1. LightGBM() 활용 최적의 하이퍼파라미터 찾고 학습하기 %%time from sklearn.model_selection import GridSearchCV from sklearn.tree import DecisionTreeClassifier import lightgbm as lgb # LightGBM 모델 생성 lgb_model = lgb.LGBMClassifier(

knowallworld.tistory.com

Best Model (LightGBM): LGBMRegressor(colsample_bytree=0.8, learning_rate=0.04, max_depth=8,
min_child_samples=2, n_estimators=200, random_state=42,
reg_alpha=0.2, reg_lambda=0.4, subsample=0.9)
Best Parameters (LightGBM): {'colsample_bytree': 0.8, 'learning_rate': 0.04, 'max_depth': 8, 'min_child_samples': 2, 'n_estimators': 200, 'random_state': 42, 'reg_alpha': 0.2, 'reg_lambda': 0.4, 'subsample': 0.9}
Wall time: 23.2 s

# 타깃값 1일 확룰 예측

y_preds= best_model_grid_search_lgb.predict(X_test)
y_preds

from sklearn.model_selection import train_test_split

num_train = len(train) # 훈련 데이터 개수

# 훈련 데이터와 테스트 데이터 나누기

X= all_data[:num_train] # 0~num_train -1 행
X_test = all_data[num_train:] # num_train ~ 마지막 행

y = train['yield'].values


X_train , X_valid , y_train, y_valid = train_test_split(X,y, test_size = 0.2, random_state=0)

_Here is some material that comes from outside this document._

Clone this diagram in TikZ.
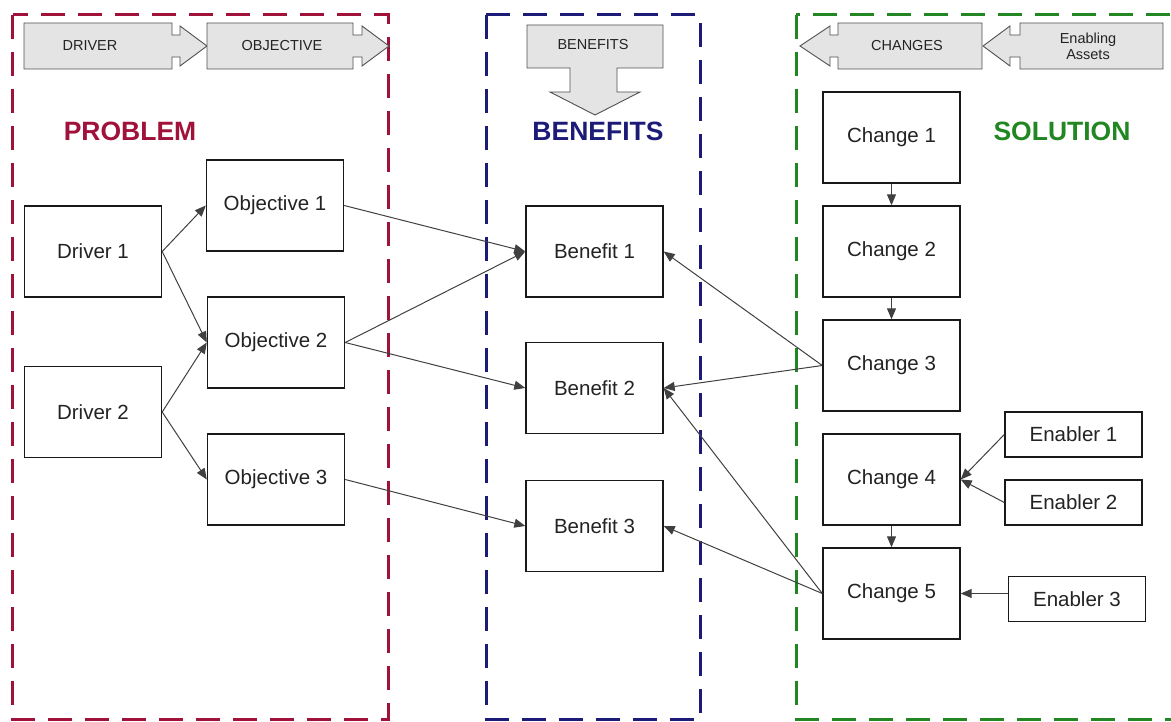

from sklearn.metrics import mean_absolute_error

# 검증 데이터에 대한 예측 수행
y_pred = best_model_grid_search_lgb.predict(X_valid)

# MAE 계산
mae = mean_absolute_error(y_valid, y_pred)
print("MAE:", mae)

MAE: 323.15844619471255

==> 검증 수행

==> 345.101 점! ==> 향상 되었다

==> 1100등 / 1875 등

2. 부스팅 모델 XGBoost 사용해보기

from sklearn.model_selection import train_test_split
#
num_train = len(train) # 훈련 데이터 개수

# 훈련 데이터와 테스트 데이터 나누기

X_train= all_data[:num_train] # 0~num_train -1 행
X_test = all_data[num_train:] # num_train ~ 마지막 행

y_train = train['yield'].values

y_test = submission['yield'].values

%%time

from sklearn.model_selection import GridSearchCV
import xgboost as xgb

# XGBoost 모델 생성
xgb_model = xgb.XGBRegressor()

# 그리드 서치를 위한 하이퍼파라미터 그리드 준비
param_grid_xgb = {
    # 'max_depth': [3, 5],
    # 'learning_rate': [0.01 , 0.05],
    # 'n_estimators': [300, 400],
    # 'subsample': [1.0 ],  # subsample 비율
    'colsample_bytree': [0.8, 0.9 ],  # 각 트리에 사용되는 특성(feature)의 비율
    # 'gamma': [0 , 0.1],  # 트리 노드를 추가로 분할하기 위한 최소 손실 감소값
    'reg_alpha': [1],  # L1 정규화 항의 가중치
    'reg_lambda': [1.1,1.2],  # L2 정규화 항의 가중치
    "n_estimators":[30, 50],
    "max_depth":[3, 4,6],
    "n_jobs" : [-1],
    "learning_rate":[.3,.2, .1],
    "subsample":[.8 , 1.0],


}

# 그리드 서치 객체 생성
grid_search_xgb = GridSearchCV(xgb_model, param_grid_xgb,scoring = mae_scorer, cv=10, n_jobs=-1)

# 그리드 서치 수행
grid_search_xgb.fit(X_train, y_train)

# 최적의 모델 및 파라미터 출력
best_model_grid_search_xgb = grid_search_xgb.best_estimator_
best_params_grid_search_xgb = grid_search_xgb.best_params_
print("Best Model (XGBoost):", best_model_grid_search_xgb)
print("Best Parameters (XGBoost):", best_params_grid_search_xgb)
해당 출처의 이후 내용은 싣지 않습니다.